# how to get kite



## adamp12 (Feb 4, 2009)

how to get kite bronze from the essencial colour especially in the reverswing pouter the essencial colours are ( blue black red and yellow ) what is the progress ?my biggest aim to get reverswing pouter hen, how is it work ? black cock + yellow hen ? = how is it become is it possible?help please


----------



## jbangelfish (Mar 22, 2008)

*Not there*



adamp12 said:


> how to get kite bronze from the essencial colour especially in the reverswing pouter the essencial colours are ( blue black red and yellow ) what is the progress ?my biggest aim to get reverswing pouter hen, how is it work ? black cock + yellow hen ? = how is it become is it possible?help please


I don't think that you will find any bronze in reversewing pouters unless it was possibly used in the reds and yellows to enhance their color. You have to have kite somewhere to get it in your young birds and I have never seen a kite reversewing pouter.

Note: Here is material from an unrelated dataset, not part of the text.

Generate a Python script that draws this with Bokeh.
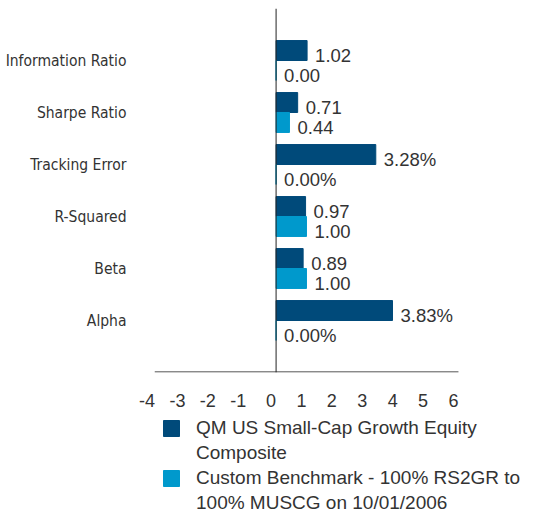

I also think that reversewings are all spread factor birds and kite is found in t pattern blues. It can be carried into other colors but you may not recognize it.

Bill


----------



## adamp12 (Feb 4, 2009)

ommmmm cheers bill


----------



## dimerro (Nov 23, 2008)

Hi Bill,

I agree, kite (like other bronzes) is use to enhance red/yellow color. But there is reversewing pouters that are not spread: http://dinamergeani.sunphoto.ro/15b_partea_2/GYOFQVIZKKNVLRWSIAT. 
If Adamp12 is lucky and he could find a rec red/yellow that is not spread and if he put one of them with an blue bird, he could obtain a bronze bird (and sometime kite): http://dinamergeani.sunphoto.ro/1733_Valentin_Tanase/LEYNQUZFIKMZMJBWZLB


----------



## adamp12 (Feb 4, 2009)

thank u Dina


----------



## jbangelfish (Mar 22, 2008)

*Hi Dina*



dimerro said:


> Hi Bill,
> 
> I agree, kite (like other bronzes) is use to enhance red/yellow color. But there is reversewing pouters that are not spread: http://dinamergeani.sunphoto.ro/15b_partea_2/GYOFQVIZKKNVLRWSIAT.
> If Adamp12 is lucky and he could find a rec red/yellow that is not spread and if he put one of them with an blue bird, he could obtain a bronze bird (and sometime kite): http://dinamergeani.sunphoto.ro/1733_Valentin_Tanase/LEYNQUZFIKMZMJBWZLB


That might work. I forgot about the blue reversewings. Funny, I used to have them. Fun to get old and forgetful.

Bill


----------